But capitalism is only a part of their success. Everyone knows you should do
some free trade and open up the economy. The really hard part of running a
country is managing the powerful internal special interest groups and getting
all the systemic incentives aligned correctly so that people work together to
produce better government and a better economy. Russia and many others have
tried capitalism and failed because their political systems sucked.

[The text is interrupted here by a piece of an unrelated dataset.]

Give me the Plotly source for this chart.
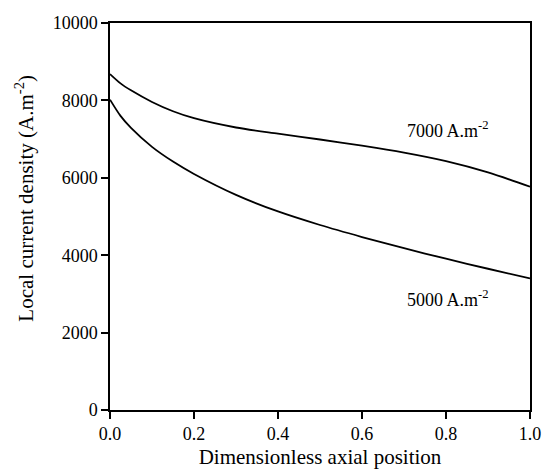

The triumph of the Chinese leadership is how they have adapted the Singapore
model, managed their powerful internal special interest groups and an insanely
diverse geography and ethnic populations that don't speak the same language,
keeping the country together, while getting a growing number of people to work
on improving government and the economy and moving towards creating a fair,
unified, and stable environment for business and wealth and improving peoples
lives.

edit: I suppose I really know nothing about the moral standing of the Chinese
core leadership. I don't know what they are thinking. But I see how many they
have lifted out of poverty and their dedication to improving government and
the lives of those people.

------
joshes
> _This optimal system of social and political order emerged in the English-
> speaking world, based on property rights and the representation of property
> owners in elected legislatures._

I'm not sure this is a fair statement. To me, referring to a system as optimal
implies a sense of finality, as though we have a rigorous, tested proof that
this socioeconomic system we've developed in the West is optimal and complete.
Again, to me, this is an absurd notion.

------
PakG1
Crazy, I just wrote about this recently. With all the economic debate that's
going on right now, I guess it's the topic du jour. The guy's summary is
amazing, wish I could write as well as him.

[http://www.pakg1.net/2010/10/changing-chinese-mindset-
toward...](http://www.pakg1.net/2010/10/changing-chinese-mindset-towards.html)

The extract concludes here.